The kind of movies that would be released in the following years make both films look tame in comparison, but Peeping Tom is still quintessential viewing for classic cinema fans, using genuinely wonderful techniques for it’s time to breathe a sense of genuine fear into an already perverse topic. As main character Mark prowls the streets of London looking for unsuspecting victims, the film finds depth and discussion on voyeurism all while being devilishly captivating at the same time.

It may not be as slathered across cinematic legacy as much as Psycho, and might not even be as good, but Peeping Tom is perversely unhinged and also manages to ask questions about it’s own madness. Powell was certainly a director to relish in already, but this film deserves to be seen for it’s quality, and for the lack of attention it once had.

Woman of the Dunes (1964)

Director: Hiroshi Teshigahara | Runtime: 2h 27mins | Drama, Thriller | Language: Japanese

While in the desert, an Entomologist is tricked into a large sandpit and forced to do labour for local villagers. While in there, he is accompanied by a woman, who has spent most of her life in the pit alone.

Arguably the 1960’s is the most cinematically emphatic decade for Japan, with Akira Kurosawa, Yasujiro Ozu and Masaki Kobayashi making some of their most pivotal films. But one standout film comes from Hiroshi Teshigahara, who’s Woman in the Dunes constantly raises it’s quality because of it’s consistently unsettling tone, and it’s ability to lift the story above it’s own high-concept of a man trapped against his will.

The first thing you notice about the movie is how well it can unsettle you just by the way it films sand. The perpetual problem of being buried in it, mounds of it cascading down into the pit and even the coarse and wretched grains latching onto every inch of your body. Every scene is beautifully shot to capture discomfort, as well as keeping it’s characters bound to each other and furthering the story. The big moments shock you, but the movie finds solace in the smaller and intimate moments between the main characters.
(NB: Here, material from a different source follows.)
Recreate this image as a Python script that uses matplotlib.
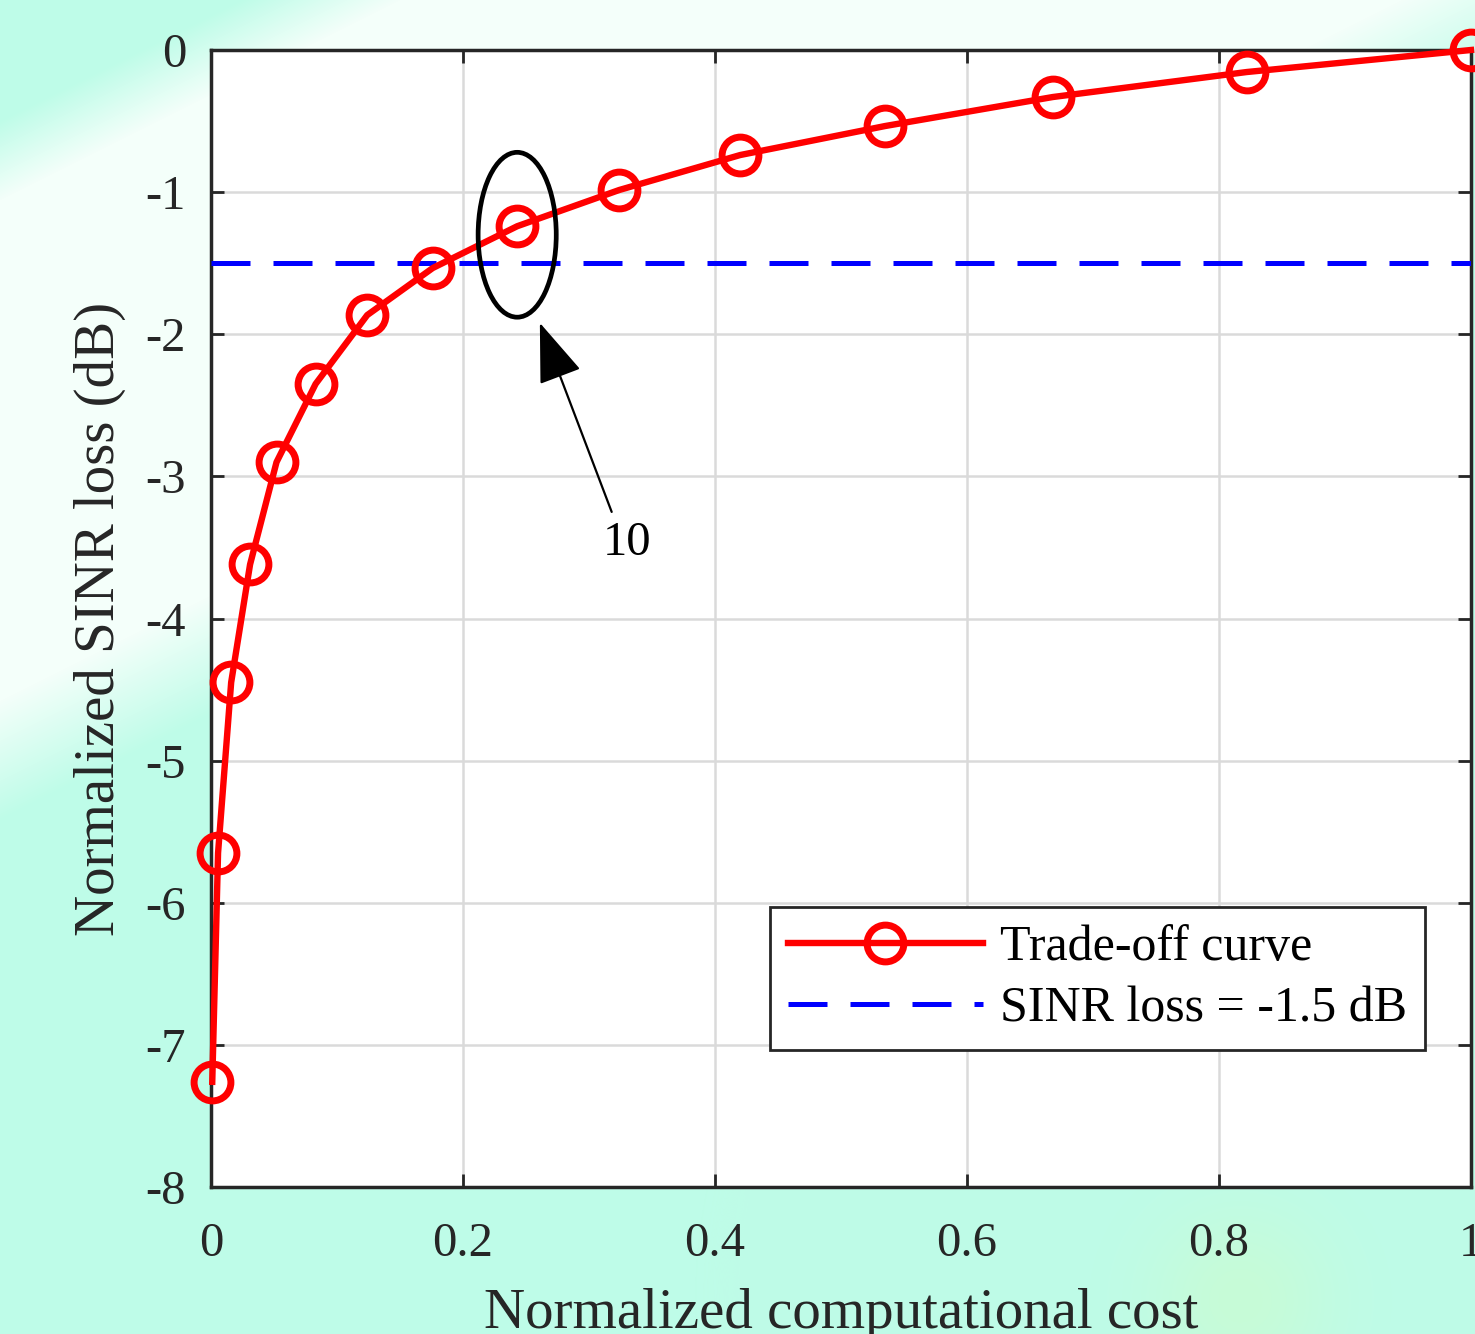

It’s not just in the way it’s shot though, Teshigahara uses his canvas to ask questions on working culture and what happens when the human spirit is pushed to it’s upmost limits. It’s a truly staggering film that goes above and beyond with it’s story, challenging so much in it’s 2 and a half hour runtime. Japan’s history may be rich with quality, but this is a standout regardless. Not only is it a standout in it’s countries catalogue though, it’s also one of the very best films from the 1960’s.